Mas isto não se passa somente com o Flamengo. O mesmo desarranjo se verifica em muitos grandes clubes brasileiros. O panorama que pintei no começo deste artigo sugere que não se trata de situações isoladas, singulares. Há um desconcerto geral. Isso com certeza tem a ver com fatores estruturais, não só com determinadas conjunturas. A má gestão tem sido regra nessas agremiações esportivas, que sofrem com a pirataria interna, garantida pela eterna falta de transparência na administração.
De resto, o problema não se limita aos clubes, nem os alcança a todos da mesma forma. O caciquismo insano forma triste cadeia de desatinos e rapinagens, uma rede que se enlaça na obscura trama da CBF, vampirizada durante longo tempo pela dinastia dos havelanges e seus epígonos. Entre os muitos fatores que têm contribuído para degradar o nosso futebol, não poucos têm a ver com essa entidade tenebrosa. Basta que se pense, por exemplo, no desenho irracional dos calendários esportivos. As obscuras transações que ligam os clubes em eterno risco de insolvência a empresários gananciosos se veem habilmente blindadas pela esperteza dos cartolas. O governo se omite e se acumplicia, deixa que a picaretagem prospere nesses domínios, pois não se interessa efetivamente pelo esporte nacional. Temos um Ministério dito dos Esportes sem qualquer vislumbre de política esportiva. O futebol brasileiro não é tratado com seriedade pelos nossos governantes, que muito contribuem para diminui-lo com medidas burras e perversas – haja vista a nova privataria das arenas.

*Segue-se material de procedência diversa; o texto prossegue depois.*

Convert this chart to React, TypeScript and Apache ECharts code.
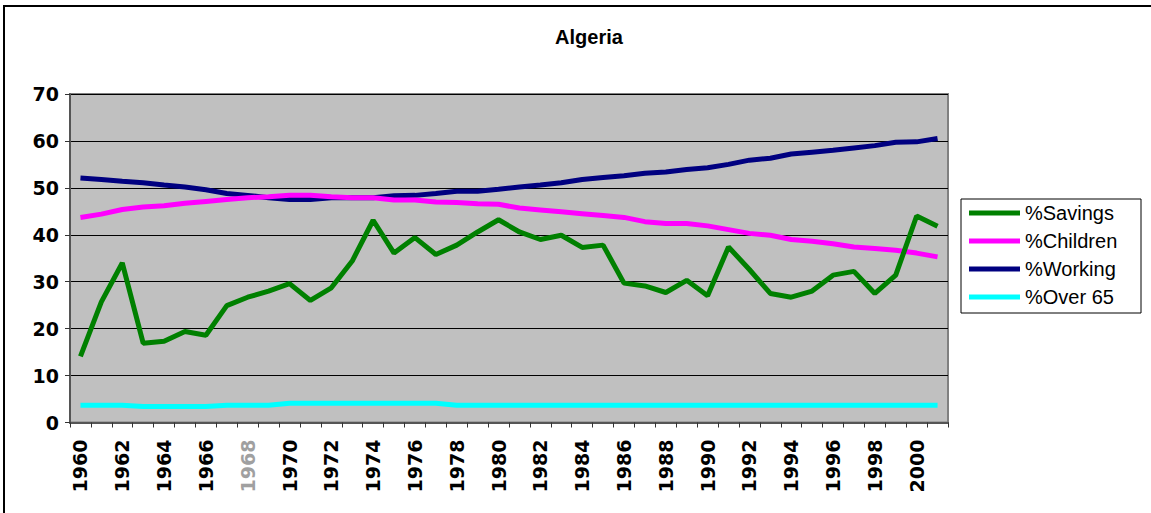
import React, { useEffect, useRef } from "react";
import * as echarts from "echarts";

const years = [
  "1960","1961","1962","1963","1964","1965","1966","1967","1968","1969",
  "1970","1971","1972","1973","1974","1975","1976","1977","1978","1979",
  "1980","1981","1982","1983","1984","1985","1986","1987","1988","1989",
  "1990","1991","1992","1993","1994","1995","1996","1997","1998","1999",
  "2000","2001",
];

const savings = [
  14.1, 25.7, 34.0, 16.9, 17.3, 19.4, 18.6, 24.9, 26.7, 28.0,
  29.6, 26.0, 28.7, 34.4, 43.1, 36.1, 39.4, 35.8, 37.8, 40.6,
  43.2, 40.6, 39.0, 39.9, 37.3, 37.8, 29.7, 29.1, 27.7, 30.3,
  27.0, 37.4, 32.6, 27.5, 26.7, 28.0, 31.4, 32.2, 27.5, 31.4,
  44.0, 41.8,
];

const children = [
  43.7, 44.4, 45.4, 45.9, 46.2, 46.7, 47.1, 47.5, 47.9, 48.1,
  48.4, 48.4, 48.1, 47.9, 47.9, 47.4, 47.4, 47.0, 46.9, 46.6,
  46.5, 45.7, 45.3, 44.9, 44.5, 44.1, 43.7, 42.8, 42.4, 42.4,
  41.9, 41.1, 40.3, 39.9, 39.0, 38.6, 38.1, 37.4, 37.1, 36.7,
  36.1, 35.3,
];

const working = [
  52.1, 51.8, 51.4, 51.1, 50.6, 50.2, 49.6, 48.8, 48.4, 47.9,
  47.5, 47.5, 47.9, 47.9, 47.9, 48.3, 48.4, 48.8, 49.3, 49.3,
  49.7, 50.2, 50.6, 51.1, 51.8, 52.2, 52.6, 53.1, 53.4, 53.9,
  54.3, 55.0, 55.9, 56.3, 57.2, 57.6, 58.0, 58.5, 59.0, 59.7,
  59.8, 60.5,
];

const over65 = [
  3.7, 3.7, 3.7, 3.4, 3.4, 3.4, 3.4, 3.7, 3.7, 3.7,
  4.1, 4.1, 4.1, 4.1, 4.1, 4.1, 4.1, 4.1, 3.7, 3.7,
  3.7, 3.7, 3.7, 3.7, 3.7, 3.7, 3.7, 3.7, 3.7, 3.7,
  3.7, 3.7, 3.7, 3.7, 3.7, 3.7, 3.7, 3.7, 3.7, 3.7,
  3.7, 3.7,
];

const seriesNames = ["%Savings", "%Children", "%Working", "%Over 65"];
const seriesColors = ["#008000", "#FF00FF", "#000080", "#00FFFF"];
const greyLabelYear = "1968";

export default function App() {
  const ref = useRef<HTMLDivElement>(null);

  useEffect(() => {
    if (!ref.current) return;
    const chart = echarts.init(ref.current, undefined, { renderer: "svg" });
    const dataSets = [savings, children, working, over65];
    chart.setOption({
      animation: false,
      backgroundColor: "#ffffff",
      title: {
        text: "Algeria",
        left: 584,
        top: 22,
        textAlign: "center",
        textStyle: {
          fontFamily: "Liberation Sans",
          fontSize: 20,
          fontWeight: "bold",
          color: "#000",
        },
      },
      legend: {
        orient: "vertical",
        left: 969,
        top: 203,
        icon: "rect",
        itemWidth: 51,
        itemHeight: 5,
        itemGap: 8,
        padding: 0,
        textStyle: {
          fontFamily: "Liberation Sans",
          fontSize: 20,
          lineHeight: 20,
          color: "#000",
          padding: [0, 0, 0, 0],
        },
        data: seriesNames,
      },
      graphic: [
        {
          type: "rect",
          shape: { x: 4, y: 6, width: 1200, height: 600 },
          style: { fill: "none", stroke: "#000", lineWidth: 2 },
          silent: true,
        },
        {
          type: "rect",
          shape: { x: 961, y: 199, width: 180, height: 114 },
          style: { fill: "none", stroke: "#000", lineWidth: 1 },
          silent: true,
        },
      ],
      grid: {
        left: 70,
        right: 203,
        top: 94,
        bottom: 90.5,
        show: true,
        backgroundColor: "#C0C0C0",
        borderColor: "#808080",
        borderWidth: 2,
      },
      xAxis: {
        type: "category",
        boundaryGap: true,
        data: years.map((y) =>
          y === greyLabelYear
            ? { value: y, textStyle: { color: "#a0a0a0" } }
            : y
        ),
        axisLine: { show: true, lineStyle: { color: "#555", width: 2 } },
        axisTick: {
          show: true,
          interval: 0,
          length: 5,
          lineStyle: { color: "#333", width: 1 },
        },
        axisLabel: {
          interval: 1,
          rotate: 90,
          margin: 17,
          fontFamily: "DejaVu Sans",
          fontWeight: "bold",
          fontSize: 19,
          color: "#000",
        },
        splitLine: { show: false },
      },
      yAxis: {
        type: "value",
        min: 0,
        max: 70,
        interval: 10,
        axisLine: { show: true, lineStyle: { color: "#555", width: 2 } },
        axisTick: {
          show: true,
          length: 5,
          lineStyle: { color: "#333", width: 1 },
        },
        axisLabel: {
          margin: 11,
          fontFamily: "DejaVu Sans",
          fontWeight: "bold",
          fontSize: 19,
          color: "#000",
        },
        splitLine: { show: true, lineStyle: { color: "#000", width: 1 } },
      },
      series: seriesNames.map((name, i) => ({
        name,
        type: "line",
        data: dataSets[i],
        showSymbol: false,
        symbol: "none",
        color: seriesColors[i],
        lineStyle: { color: seriesColors[i], width: 5 },
        z: 2 + (3 - i),
      })),
    });
    return () => chart.dispose();
  }, []);

  return (
    <div
      ref={ref}
      style={{ position: "absolute", left: 0, top: 0, width: 1151, height: 513 }}
    />
  );
}
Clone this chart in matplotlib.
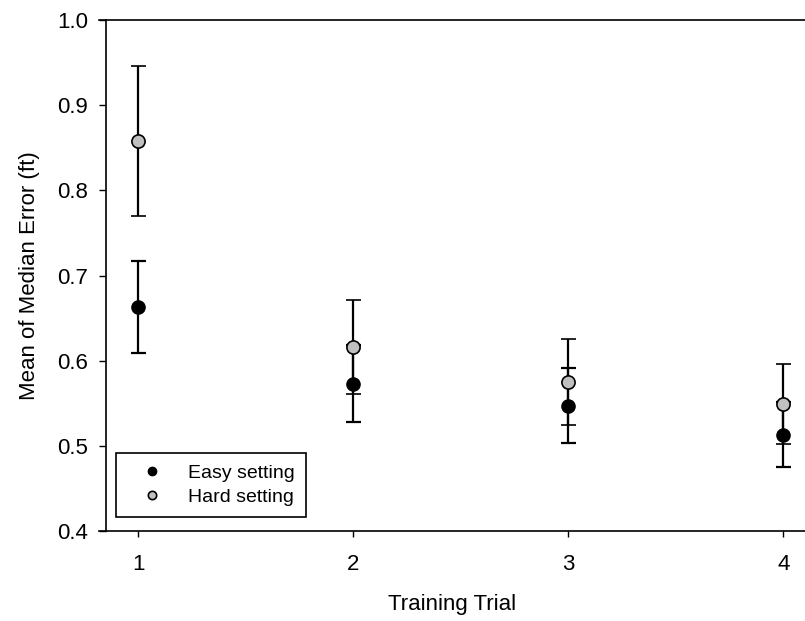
import numpy as np
import matplotlib.pyplot as plt
from matplotlib.lines import Line2D

plt.rcParams['font.family'] = ['Liberation Sans', 'DejaVu Sans']

trials = [1, 2, 3, 4]
easy_mean = [0.663, 0.573, 0.547, 0.513]
easy_err = [0.054, 0.045, 0.044, 0.038]
hard_mean = [0.858, 0.616, 0.575, 0.549]
hard_err = [0.088, 0.055, 0.051, 0.047]

fig = plt.figure(figsize=(8.05, 6.21), dpi=100)
ax = fig.add_axes([99 / 805, 90 / 621, 706 / 805, 511 / 621])

ax.errorbar(trials, easy_mean, yerr=easy_err, fmt='o', color='black',
	markersize=9.5, markerfacecolor='black', markeredgecolor='black',
	elinewidth=1.6, capsize=5.4, capthick=1.6, zorder=2)
ax.errorbar(trials, hard_mean, yerr=hard_err, fmt='o', color='black',
	markersize=9.5, markerfacecolor='#c0c0c0', markeredgecolor='black',
	markeredgewidth=1.2, elinewidth=1.6, capsize=5.4, capthick=1.6, zorder=3)

ax.set_xlim(0.817, 4.1)
ax.set_ylim(0.4, 1.0)
ax.set_xticks(trials)
ax.set_yticks(np.arange(0.4, 1.01, 0.1))
ax.set_yticklabels(['%.1f' % v for v in np.arange(0.4, 1.01, 0.1)])

ax.spines['right'].set_visible(False)
ax.spines['left'].set_position(('data', 0.85))
for s in ['left', 'top', 'bottom']:
	ax.spines[s].set_linewidth(1.2)

ax.tick_params(axis='x', direction='out', length=4.5, width=1.0,
	labelsize=16, pad=12, top=False)
ax.tick_params(axis='y', direction='out', length=5, width=1.0,
	labelsize=16, pad=8, right=False)

ax.set_xlabel('Training Trial', fontsize=16, labelpad=14)
ax.set_ylabel('Mean of Median Error (ft)', fontsize=16, labelpad=12)

handles = [
	Line2D([], [], marker='o', linestyle='none', markersize=6,
		markerfacecolor='black', markeredgecolor='black'),
	Line2D([], [], marker='o', linestyle='none', markersize=6,
		markerfacecolor='#c0c0c0', markeredgecolor='black', markeredgewidth=1.2),
]
leg = ax.legend(handles, ['Easy setting', 'Hard setting'], loc='lower left',
	bbox_to_anchor=(0.024, 0.027), borderaxespad=0, fontsize=14,
	frameon=True, fancybox=False, edgecolor='black', framealpha=1,
	handlelength=2.5, handletextpad=0.6, borderpad=0.6, labelspacing=0.3)
leg.get_frame().set_linewidth(1.2)

plt.savefig('out.png', dpi=100)
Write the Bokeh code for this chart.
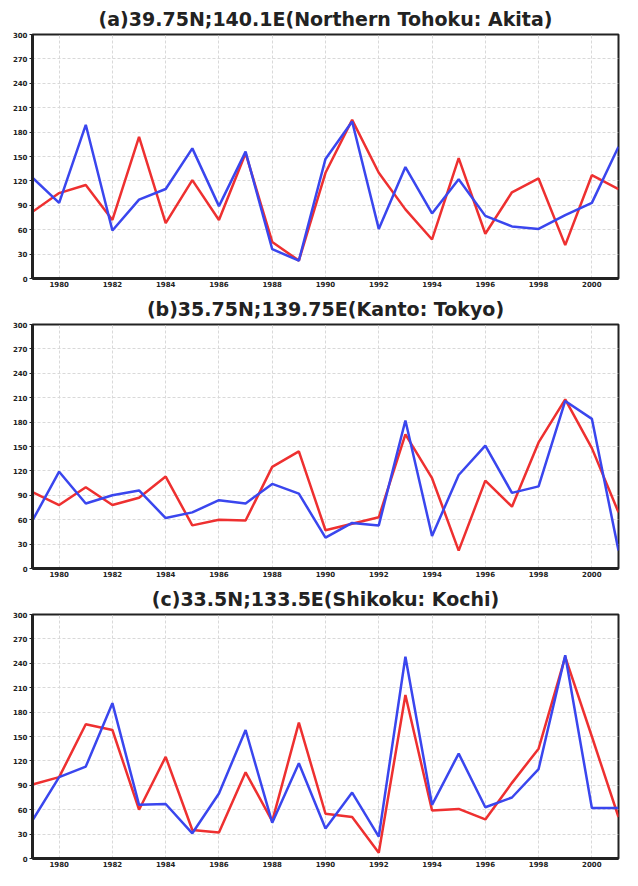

É claro que fatores conjunturais também pesam. Há diferenças significativas entre as vária situações de crise vividas por nossos clubes. Mas é impossível negar a extensão da buraqueira, da praga que a tantos atinge. É um erro atribuir a oscilação das equipes pura e simplesmente a burrice dos técnicos, falta de vontade dos atletas, ausência de talentos. Ela se enraiza na ganância e no descaro da cartolagem, que ninguém controla. O futebol brasileiro precisa mesmo é de democracia, transparência, controle social, administração correta. Carece também de uma política esportiva séria, que nossos governantes não se mostram capazes de implementar.